Micromobility Innovations at LBTU: Electric Vehicles for Research and Studies
As sustainable urban mobility gains importance, the Faculty of Engineering and Information Technologies (IITF) at the Latvia University of Life Sciences and Technologies (LBTU) is advancing research in micromobility. This effort includes the acquisition of a comprehensive micromobility kit to study CO₂ emissions reduction in urban settings. The new electric vehicles allow detailed analysis of critical operational parameters, including speed, acceleration, range per charge, charging costs, energy efficiency, and other technical performance indicators.
The first purchased electric quadricycle, the Citroën AMI, was used in studies by a master’s student who conducted an in-depth vehicle investigation and successfully defended his thesis. During the research, the electric vehicle was equipped with advanced data acquisition and storage systems, enabling precise measurement of voltage, current, power consumption, and speed, thereby providing a comprehensive understanding of its real-world performance and effectively bridging theoretical knowledge with practical investigation
Experimental results showed that the electric quadricycle accelerates to 45 km/h in 6.3 seconds, enabling smooth integration into city traffic. In eco mod, energy consumption is under 5.9 kWh/100 km, with indirect CO₂ emissions of 1.3–1.7 kg/100 km, compared to 8–11 kg/100 km for similar ICE quadricycles. These results highlight LBTU’s contribution to micromobility research and its ability to combine science, technology, and education in sustainable urban mobility solutions.
The university’s micromobility research kit includes a wide range of electric vehicles: the Citroen AMI quadricycle, Vsett 10 electric scooters, SEGWAY KickScooter MAX G2, Xiaomi Electric Scooter 4 Lite, HECHT EQUIS electric scooter, and several electric bicycles.
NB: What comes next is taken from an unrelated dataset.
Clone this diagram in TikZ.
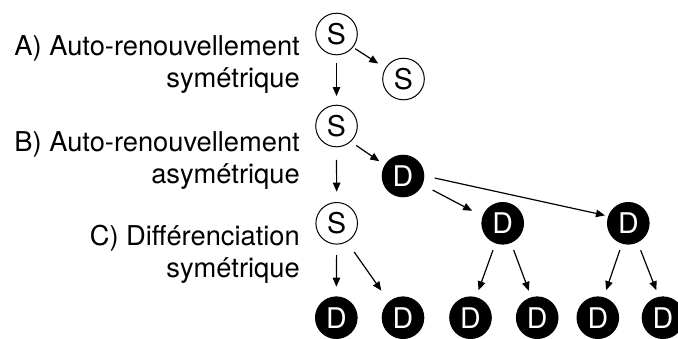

To ensure precise research results, the faculty acquired a professional measurement system, including recorders, transducers, multimeters, current clamps, insulation testers, scientific radar, and diagnostic tools, enabling accurate data collection, simulation, and analysis of vehicle performance.
The acquired vehicles and equipment will support both scientific research—such as CO₂ emissions reduction and energy efficiency evaluation in urban environments—and the educational process, giving students hands-on experience with modern micromobility technologies, sustainable mobility solutions, and practical data analysis methods in their courses.
Activities are implemented within the framework of the project “Strengthening LBTU Institutional Capacity for Excellence in Studies and Research” (Project No. 5.2.1.1.i.0/2/24/I/CFLA/002).